◆ **PROBLEM**: Reproduce the listing below exactly. Pictures do not belong in the copy.

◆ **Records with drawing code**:
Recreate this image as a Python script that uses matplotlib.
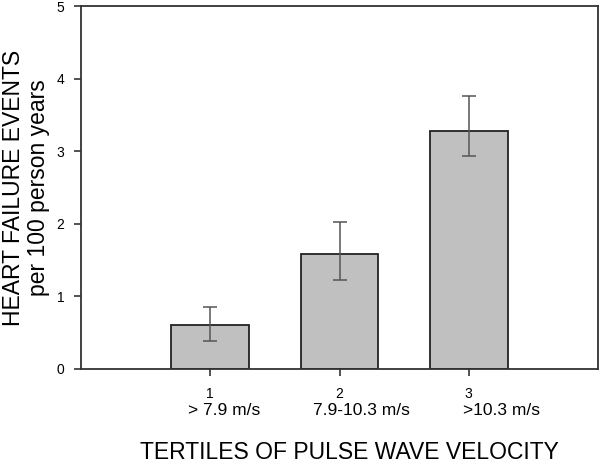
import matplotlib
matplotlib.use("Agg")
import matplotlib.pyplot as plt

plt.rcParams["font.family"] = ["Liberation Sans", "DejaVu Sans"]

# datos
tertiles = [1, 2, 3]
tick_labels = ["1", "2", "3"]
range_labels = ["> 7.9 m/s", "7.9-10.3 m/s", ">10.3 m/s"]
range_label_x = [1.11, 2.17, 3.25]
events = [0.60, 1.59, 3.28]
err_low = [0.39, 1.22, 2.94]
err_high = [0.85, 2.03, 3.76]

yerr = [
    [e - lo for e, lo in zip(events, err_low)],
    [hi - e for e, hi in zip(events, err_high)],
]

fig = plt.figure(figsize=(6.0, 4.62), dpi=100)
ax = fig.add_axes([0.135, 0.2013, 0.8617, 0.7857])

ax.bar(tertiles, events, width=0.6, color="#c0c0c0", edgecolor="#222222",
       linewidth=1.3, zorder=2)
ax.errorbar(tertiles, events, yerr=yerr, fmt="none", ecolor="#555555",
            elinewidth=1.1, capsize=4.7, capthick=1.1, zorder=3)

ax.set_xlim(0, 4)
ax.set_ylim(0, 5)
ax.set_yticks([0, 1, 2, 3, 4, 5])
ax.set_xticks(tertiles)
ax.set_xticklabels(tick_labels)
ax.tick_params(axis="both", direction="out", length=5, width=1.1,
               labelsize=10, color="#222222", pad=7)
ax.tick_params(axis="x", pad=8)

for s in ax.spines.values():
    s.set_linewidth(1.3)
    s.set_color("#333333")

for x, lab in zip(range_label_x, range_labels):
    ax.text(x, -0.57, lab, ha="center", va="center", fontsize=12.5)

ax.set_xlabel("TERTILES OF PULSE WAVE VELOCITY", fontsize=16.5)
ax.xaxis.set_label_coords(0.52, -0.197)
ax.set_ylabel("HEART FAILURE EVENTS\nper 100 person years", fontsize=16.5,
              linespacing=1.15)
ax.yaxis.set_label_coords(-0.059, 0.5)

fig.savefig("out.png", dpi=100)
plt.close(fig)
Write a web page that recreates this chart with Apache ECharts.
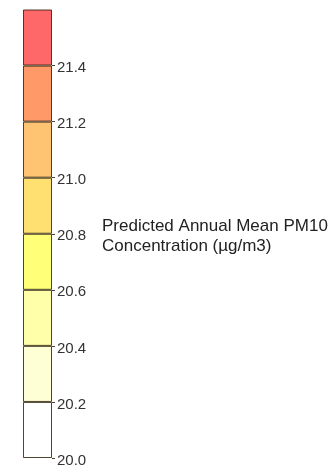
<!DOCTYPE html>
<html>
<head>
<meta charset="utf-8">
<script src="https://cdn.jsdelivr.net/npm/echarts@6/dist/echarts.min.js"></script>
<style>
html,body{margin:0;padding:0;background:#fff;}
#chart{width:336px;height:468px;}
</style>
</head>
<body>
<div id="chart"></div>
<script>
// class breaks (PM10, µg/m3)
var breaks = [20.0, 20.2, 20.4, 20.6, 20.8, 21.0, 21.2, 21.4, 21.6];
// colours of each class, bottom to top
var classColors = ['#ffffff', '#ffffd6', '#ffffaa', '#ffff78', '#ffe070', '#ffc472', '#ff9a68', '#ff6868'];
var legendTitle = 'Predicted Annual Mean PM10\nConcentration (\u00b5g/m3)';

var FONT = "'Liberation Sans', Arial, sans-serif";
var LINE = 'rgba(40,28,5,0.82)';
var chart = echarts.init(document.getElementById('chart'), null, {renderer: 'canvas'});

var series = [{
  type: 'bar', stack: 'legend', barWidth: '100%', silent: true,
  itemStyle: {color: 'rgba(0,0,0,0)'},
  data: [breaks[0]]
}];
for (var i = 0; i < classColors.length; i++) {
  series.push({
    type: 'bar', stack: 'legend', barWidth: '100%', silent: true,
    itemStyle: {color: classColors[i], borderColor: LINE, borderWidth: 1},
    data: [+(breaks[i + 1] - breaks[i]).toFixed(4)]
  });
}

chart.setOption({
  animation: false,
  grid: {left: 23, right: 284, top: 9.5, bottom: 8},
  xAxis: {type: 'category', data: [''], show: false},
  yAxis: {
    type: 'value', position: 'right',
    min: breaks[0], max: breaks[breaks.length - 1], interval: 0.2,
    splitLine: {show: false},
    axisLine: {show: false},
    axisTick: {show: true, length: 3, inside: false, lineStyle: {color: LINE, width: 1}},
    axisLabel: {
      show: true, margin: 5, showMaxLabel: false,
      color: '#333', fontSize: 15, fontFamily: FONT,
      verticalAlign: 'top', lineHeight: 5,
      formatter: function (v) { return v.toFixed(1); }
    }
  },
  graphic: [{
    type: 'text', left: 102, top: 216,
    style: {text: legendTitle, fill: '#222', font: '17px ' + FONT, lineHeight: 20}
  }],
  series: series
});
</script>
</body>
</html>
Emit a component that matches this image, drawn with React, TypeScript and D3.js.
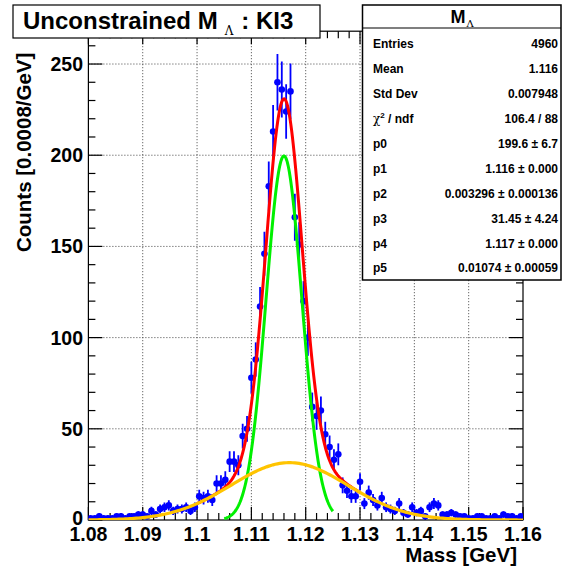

◆ **ANSWER TO THE EXERCISE**:
Recreate this image as a Python script that uses matplotlib.
import matplotlib
matplotlib.use("Agg")
import matplotlib.pyplot as plt

plt.rcParams["font.family"] = ["Liberation Sans", "DejaVu Sans"]

# datos
tertiles = [1, 2, 3]
tick_labels = ["1", "2", "3"]
range_labels = ["> 7.9 m/s", "7.9-10.3 m/s", ">10.3 m/s"]
range_label_x = [1.11, 2.17, 3.25]
events = [0.60, 1.59, 3.28]
err_low = [0.39, 1.22, 2.94]
err_high = [0.85, 2.03, 3.76]

yerr = [
    [e - lo for e, lo in zip(events, err_low)],
    [hi - e for e, hi in zip(events, err_high)],
]

fig = plt.figure(figsize=(6.0, 4.62), dpi=100)
ax = fig.add_axes([0.135, 0.2013, 0.8617, 0.7857])

ax.bar(tertiles, events, width=0.6, color="#c0c0c0", edgecolor="#222222",
       linewidth=1.3, zorder=2)
ax.errorbar(tertiles, events, yerr=yerr, fmt="none", ecolor="#555555",
            elinewidth=1.1, capsize=4.7, capthick=1.1, zorder=3)

ax.set_xlim(0, 4)
ax.set_ylim(0, 5)
ax.set_yticks([0, 1, 2, 3, 4, 5])
ax.set_xticks(tertiles)
ax.set_xticklabels(tick_labels)
ax.tick_params(axis="both", direction="out", length=5, width=1.1,
               labelsize=10, color="#222222", pad=7)
ax.tick_params(axis="x", pad=8)

for s in ax.spines.values():
    s.set_linewidth(1.3)
    s.set_color("#333333")

for x, lab in zip(range_label_x, range_labels):
    ax.text(x, -0.57, lab, ha="center", va="center", fontsize=12.5)

ax.set_xlabel("TERTILES OF PULSE WAVE VELOCITY", fontsize=16.5)
ax.xaxis.set_label_coords(0.52, -0.197)
ax.set_ylabel("HEART FAILURE EVENTS\nper 100 person years", fontsize=16.5,
              linespacing=1.15)
ax.yaxis.set_label_coords(-0.059, 0.5)

fig.savefig("out.png", dpi=100)
plt.close(fig)
Write a web page that recreates this chart with Apache ECharts.
<!DOCTYPE html>
<html>
<head>
<meta charset="utf-8">
<script src="https://cdn.jsdelivr.net/npm/echarts@6/dist/echarts.min.js"></script>
<style>
html,body{margin:0;padding:0;background:#fff;}
#chart{width:336px;height:468px;}
</style>
</head>
<body>
<div id="chart"></div>
<script>
// class breaks (PM10, µg/m3)
var breaks = [20.0, 20.2, 20.4, 20.6, 20.8, 21.0, 21.2, 21.4, 21.6];
// colours of each class, bottom to top
var classColors = ['#ffffff', '#ffffd6', '#ffffaa', '#ffff78', '#ffe070', '#ffc472', '#ff9a68', '#ff6868'];
var legendTitle = 'Predicted Annual Mean PM10\nConcentration (\u00b5g/m3)';

var FONT = "'Liberation Sans', Arial, sans-serif";
var LINE = 'rgba(40,28,5,0.82)';
var chart = echarts.init(document.getElementById('chart'), null, {renderer: 'canvas'});

var series = [{
  type: 'bar', stack: 'legend', barWidth: '100%', silent: true,
  itemStyle: {color: 'rgba(0,0,0,0)'},
  data: [breaks[0]]
}];
for (var i = 0; i < classColors.length; i++) {
  series.push({
    type: 'bar', stack: 'legend', barWidth: '100%', silent: true,
    itemStyle: {color: classColors[i], borderColor: LINE, borderWidth: 1},
    data: [+(breaks[i + 1] - breaks[i]).toFixed(4)]
  });
}

chart.setOption({
  animation: false,
  grid: {left: 23, right: 284, top: 9.5, bottom: 8},
  xAxis: {type: 'category', data: [''], show: false},
  yAxis: {
    type: 'value', position: 'right',
    min: breaks[0], max: breaks[breaks.length - 1], interval: 0.2,
    splitLine: {show: false},
    axisLine: {show: false},
    axisTick: {show: true, length: 3, inside: false, lineStyle: {color: LINE, width: 1}},
    axisLabel: {
      show: true, margin: 5, showMaxLabel: false,
      color: '#333', fontSize: 15, fontFamily: FONT,
      verticalAlign: 'top', lineHeight: 5,
      formatter: function (v) { return v.toFixed(1); }
    }
  },
  graphic: [{
    type: 'text', left: 102, top: 216,
    style: {text: legendTitle, fill: '#222', font: '17px ' + FONT, lineHeight: 20}
  }],
  series: series
});
</script>
</body>
</html>
Emit a component that matches this image, drawn with React, TypeScript and D3.js.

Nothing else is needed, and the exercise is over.